Over 30 years ago, the “Innes Book Of Records” was first broadcast on BBC 2 a little after 10 o’ clock in the evening, but more significantly, immediately following a gripping episode of the serialized Daphne Du Maurier novel, “Rebecca”.
It found an instant sympathetic audience as people stayed tuned and a further six programmes were commissioned almost as soon as the first series ended.
Producer Ian Kiell, who had skillfully managed the meager resources of Eric Idle’s “Rutland Weekend Television”, (the smallest and the “poorest” television station in the UK) had telephoned me to suggest we do a “Rutland Weekend Songbook” or something, hastily adding; “of course, we cannot possibly call it that…”

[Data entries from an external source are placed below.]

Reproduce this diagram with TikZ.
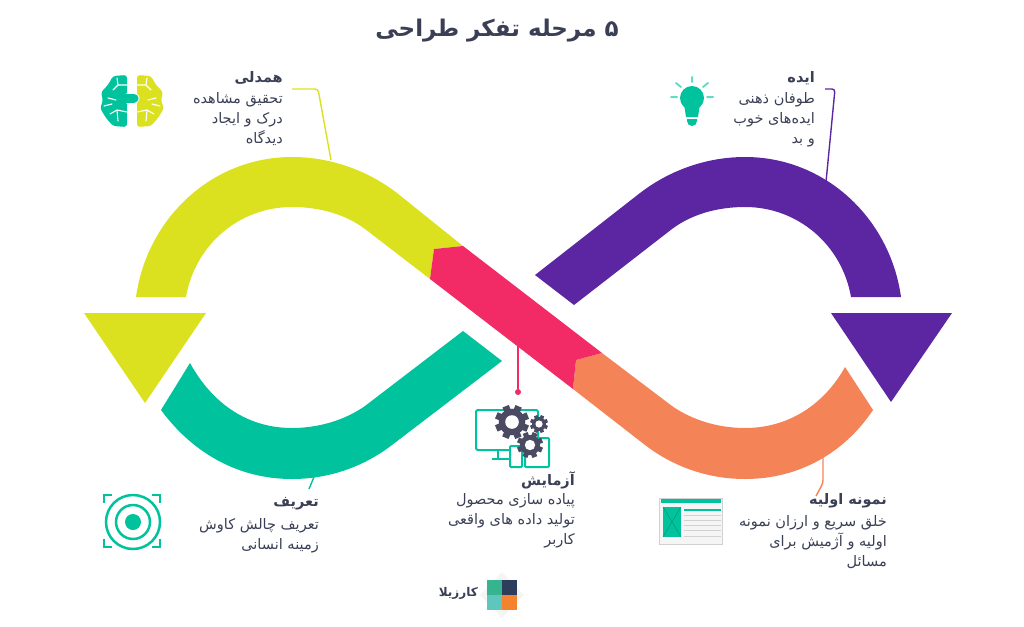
\documentclass[tikz,border=0pt]{standalone}
\usepackage{fontspec}
\newfontfamily\arabicfont[Script=Arabic]{DejaVu Sans}
\TeXXeTstate=1
\definecolor{BandYellow}{HTML}{DCE11F}
\definecolor{BandPink}{HTML}{F22A66}
\definecolor{BandPurple}{HTML}{5C26A2}
\definecolor{BandGreen}{HTML}{00C29C}
\definecolor{BandOrange}{HTML}{F48458}
\definecolor{InkDark}{HTML}{3A3F55}
\definecolor{GearGray}{HTML}{4A4A63}
\definecolor{LogoGreen}{HTML}{36B38F}
\definecolor{LogoNavy}{HTML}{2C3E5C}
\definecolor{LogoTeal}{HTML}{5FC6BE}
\definecolor{LogoOrange}{HTML}{F5822E}
\newcommand{\rtl}[1]{\beginR #1\endR}
\newcommand{\gearicon}[4]{
	\fill[GearGray] (#1,#2) circle ({#3*0.78pt});
	\foreach \a in {0,45,90,135}
		\fill[GearGray,shift={(#1,#2)},rotate=\a+22] (-#3*0.2,-#3) rectangle (#3*0.2,#3);
	\fill[white] (#1,#2) circle ({#3*0.4pt});
}
\newcommand{\brainhalf}[1]{
	\fill[#1,rounded corners=3pt] (127,75) -- (113,76) -- (108,85) -- (101,92) -- (103,101) -- (100,108) -- (106,118) -- (113,126) -- (127,127) -- cycle;
	\draw[white,line width=1.1pt,line cap=round] (127,85) -- (118,85) -- (113,90) (118,85) -- (117,78) (108,98) -- (116,100) (127,112) -- (117,110) -- (110,114) (117,110) -- (118,121) (104,106) -- (112,104);
}
\tikzset{
	headtext/.style={anchor=east,inner sep=0pt,text=InkDark,font=\arabicfont\bfseries\fontsize{14.5}{16}\selectfont},
	bodytext/.style={anchor=north east,inner sep=0pt,align=right,text=InkDark,font=\arabicfont\fontsize{14.5}{20}\selectfont},
	leader/.style={line width=1.4pt,rounded corners=3pt},
}
\begin{document}
\begin{tikzpicture}[x=1pt,y=-1pt]
	\useasboundingbox (0,0) rectangle (1024,626);

	\node[anchor=center,inner sep=0pt,text=InkDark,font=\arabicfont\bfseries\fontsize{23}{26}\selectfont] (Title) at (497,31) {\rtl{۵ مرحله تفکر طراحی}};

	\fill[BandYellow] (136,297) .. controls (147,218) and (212,157) .. (292,157) .. controls (330,157) and (367,170) .. (397,193) -- (463,246) -- (434,249) -- (430,279) -- (365,229) .. controls (345,214) and (319,207) .. (292,207) .. controls (239,207) and (195,245) .. (186,297) -- cycle;
	\fill[BandYellow] (84,313) -- (206,313) -- (145,403) -- cycle;
	\fill[BandPurple] (901,297) .. controls (890,218) and (825,157) .. (745,157) .. controls (707,157) and (670,170) .. (640,193) -- (535,275) -- (574,305) -- (672,229) .. controls (692,214) and (718,207) .. (745,207) .. controls (798,207) and (842,245) .. (851,297) -- cycle;
	\fill[BandPurple] (831,313) -- (952,313) -- (891,402) -- cycle;
	\fill[BandGreen] (502,361) -- (392,445) .. controls (362,468) and (327,479) .. (292,479) .. controls (237,479) and (192,452) .. (161,410) -- (190,363) .. controls (212,403) and (247,428) .. (292,428) .. controls (319,428) and (345,420) .. (365,406) -- (463,331) -- cycle;
	\fill[BandOrange] (602,353) -- (672,406) .. controls (692,420) and (718,428) .. (745,428) .. controls (790,428) and (825,403) .. (845,367) -- (873,410) .. controls (845,452) and (800,479) .. (745,479) .. controls (710,479) and (675,468) .. (645,445) -- (573,389) -- (576,360) -- cycle;
	\fill[BandPink] (434,249) -- (463,246) -- (602,353) -- (576,360) -- (573,389) -- (430,279) -- cycle;

	\coordinate (EmpathyA) at (292,89);
	\coordinate (EmpathyB) at (318,89);
	\coordinate (EmpathyC) at (331,160);
	\coordinate (IdeaA) at (825,89);
	\coordinate (IdeaB) at (835,89);
	\coordinate (IdeaC) at (826,182);
	\coordinate (ProtoA) at (823,457);
	\coordinate (ProtoB) at (823,483);
	\coordinate (ProtoC) at (816,496);
	\coordinate (DefineA) at (314,477);
	\coordinate (DefineB) at (309,489);
	\coordinate (TestA) at (518,345);
	\node[circle,fill=BandPink,inner sep=0pt,minimum size=6pt] (TestDot) at (518,392) {};

	\draw[leader,BandYellow] (EmpathyA) -- (EmpathyB) -- (EmpathyC);
	\draw[leader,BandPurple] (IdeaA) -- (IdeaB) -- (IdeaC);
	\draw[leader,BandOrange] (ProtoA) -- (ProtoB) -- (ProtoC);
	\draw[leader,BandGreen] (DefineA) -- (DefineB);
	\draw[leader,BandPink] (TestA) -- (TestDot);

	\node[headtext] (EmpathyHead) at (283,78) {\rtl{همدلی}};
	\node[bodytext] (EmpathyBody) at (283,92) {\rtl{تحقیق مشاهده}\\\rtl{درک و ایجاد}\\\rtl{دیدگاه}};
	\node[headtext] (IdeaHead) at (815,78) {\rtl{ایده}};
	\node[bodytext] (IdeaBody) at (815,92) {\rtl{طوفان ذهنی}\\\rtl{ایده‌های خوب}\\\rtl{و بد}};
	\node[headtext] (ProtoHead) at (887,501) {\rtl{نمونه اولیه}};
	\node[bodytext] (ProtoBody) at (887,515) {\rtl{خلق سریع و ارزان نمونه}\\\rtl{اولیه و آژمیش برای}\\\rtl{مسائل}};
	\node[headtext] (TestHead) at (575,480) {\rtl{آزمایش}};
	\node[bodytext] (TestBody) at (575,493) {\rtl{پیاده سازی محصول}\\\rtl{تولید داده های واقعی}\\\rtl{کاربر}};
	\node[headtext] (DefineHead) at (319,504) {\rtl{تعریف}};
	\node[bodytext] (DefineBody) at (319,518) {\rtl{تعریف چالش کاوش}\\\rtl{زمینه انسانی}};

	\brainhalf{BandGreen}
	\begin{scope}[shift={(264,0)},xscale=-1]
		\brainhalf{BandYellow}
	\end{scope}
	\draw[white,line width=11pt,line cap=round] (128,98) -- (134,98);
	\draw[BandGreen,line width=9pt,line cap=round] (124,98) -- (134,98);

	\fill[BandGreen] (692,98) circle (12pt);
	\fill[BandGreen] (684,104) -- (700,104) -- (698,117) -- (686,117) -- cycle;
	\fill[BandGreen] (687,119) -- (697,119) -- (697,121) arc (0:-180:5pt) -- cycle;
	\draw[BandGreen!60,line width=2pt,line cap=round] (692,77) -- (692,82) (676,83) -- (681,87) (708,83) -- (703,87) (671,97) -- (677,97) (707,97) -- (713,97);

	\draw[BandGreen,line width=2.5pt] (133,522) circle (27pt) (133,522) circle (17pt);
	\fill[BandGreen] (133,522) circle (8pt);
	\draw[BandGreen,line width=2.2pt] (104,503) -- (104,495) -- (112,495) (152,495) -- (160,495) -- (160,503) (104,539) -- (104,547) -- (112,547) (152,547) -- (160,547) -- (160,539);

	\draw[BandGreen,line width=2pt,rounded corners=2pt] (510,450) -- (476,450) -- (476,410) -- (538,410) -- (538,438);
	\draw[BandGreen,line width=2pt] (498,450) -- (498,459) (492,459) -- (510,459);
	\draw[BandGreen,line width=2pt,fill=white,rounded corners=1pt] (510,446) rectangle (522,467);
	\draw[BandGreen,line width=2pt,fill=white,rounded corners=1pt] (525,438) rectangle (549,467);
	\gearicon{512}{422}{17}{7}
	\gearicon{539}{424}{9}{4}
	\gearicon{530}{445}{13}{5}

	\fill[black!4] (659,498) rectangle (722,544);
	\draw[black!18,line width=.8pt] (659,498) rectangle (722,544);
	\fill[BandGreen] (661,499) rectangle (721,503);
	\fill[BandGreen] (663,507) rectangle (681,537);
	\draw[BandGreen!70!black,line width=.3pt] (663,507) -- (681,537) (681,507) -- (663,537);
	\fill[BandGreen] (684,509) rectangle (721,511);
	\foreach \y in {515,520,525,530,536}
		\draw[black!18,line width=1pt] (684,\y) -- (721,\y);

	\fill[black!4] (502,572) -- (524,595) -- (502,618) -- (480,595) -- cycle;
	\fill[LogoGreen] (487,580) rectangle (502,595);
	\fill[LogoNavy] (502,580) rectangle (517,595);
	\fill[LogoTeal] (487,595) rectangle (502,610);
	\fill[LogoOrange] (502,595) rectangle (517,610);
	\node[anchor=east,inner sep=0pt,text=InkDark,font=\arabicfont\bfseries\fontsize{12}{14}\selectfont] (Logo) at (478,593) {\rtl{کارزیلا}};
\end{tikzpicture}
\end{document}
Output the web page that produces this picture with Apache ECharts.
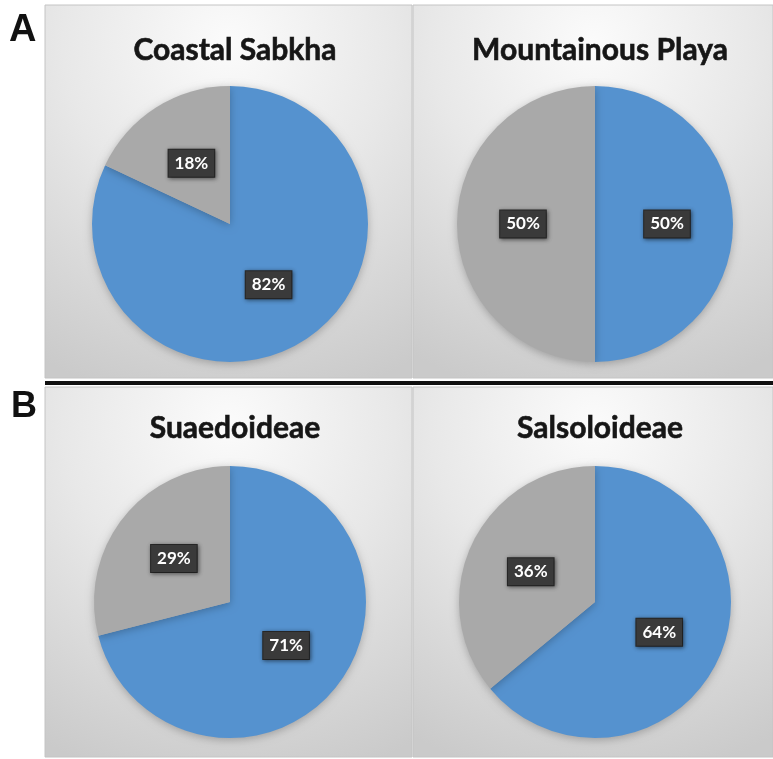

We both agreed that putting pictures to songs was challenging and fun and that the first step should be lunch.
As I put the phone down it dawned on me that I was being offered my own show and my head became a battlefield of “dos” and “don’ts” and the “don’ts” were clearly gaining the upper hand.
Don’t sit on a high stool with a famous guest and sing a duet, don’t be surrounded by thousands of light bulbs, don’t wear a wig, or maybe I should wear a wig… or two…
Over lunch we decided to avoid all the show business clichés and try a more subdued approach to making television. No crash, no bang, no wallop attention-seeking tactics for us, no, we longed for something more akin to the “potter’s wheel” or the “swans” of bygone days when television used to have “intermissions” and even “close down”.
We determined that each programme should be a gentle journey through time with “Songs and Pictures about People and Things” and if anyone should ever wonder, even for the briefest second, what it was all about, we would have failed. But what do we call it?
Ian suggested “The Innes Book Of Records” and I threw my hands up in horror! Surely that was precisely the kind of tackiness we wanted to avoid! There had to be something else…
On my way home in the taxi, I had an epiphany. I picked up the house brick in my briefcase that also doubled as one of the very first mobile phones and tapped in Ian’s number.
Barely disguising the excitement in my voice, I announced that I had the title for the show. It was obvious, why hadn’t we thought of it before? “Parodies Lost!”
I shall never forget the pause that greeted my epiphany or the dismal inadequacy of the words “most amusing” in context with such moments of monumental inspiration.
However, casting all doubts aside, we went into pre-production under the banner of “Parodies Lost” and BBC Bristol would become our “base”.
This was a masterstroke on Ian’s part as it soon became apparent that this was an ambitious project and everyone had to muck in and help one another if we were to succeed. Everyone did. Everyone brought the toys of their own expertise to the sandpit and we all played happily together. We were a Team.
We soon evolved a style, I could request 300 Mongolian horsemen to ride over a hill in Somerset and Ian would come up with something similar, but within the budget.
It was on top of such a hill in Somerset, bewigged, heavily made-up and dressed in white tie and tails as “Nick Cabaret”, (so called because the outfit was “nicked” from a character in the film “Cabaret”) that an elderly couple with a rather fat dog asked me what we were doing.
“Making a programme for BBC 2,” I smiled.
The dog wheezed.
“Oh, what’s it called?” I had been waiting for this moment.
“Parodies Lost”, I beamed.
The dog coughed.
“I beg your pardon?” said the man.
“Par-o-dies Lost”, I articulated, “you know, not “Paradise Lost” but “Parodies Lost”. They thanked me and went slowly on their way, reluctant dog in tow. I felt distinctly uneasy.
Later that evening I saw a can of film, sealed around the rim with camera tape upon which was boldly written in black marker pen: “Paroids Lost”.[sic] And at that moment I realized that Ian had been right all along and so it became: “The Innes Book Of Records”.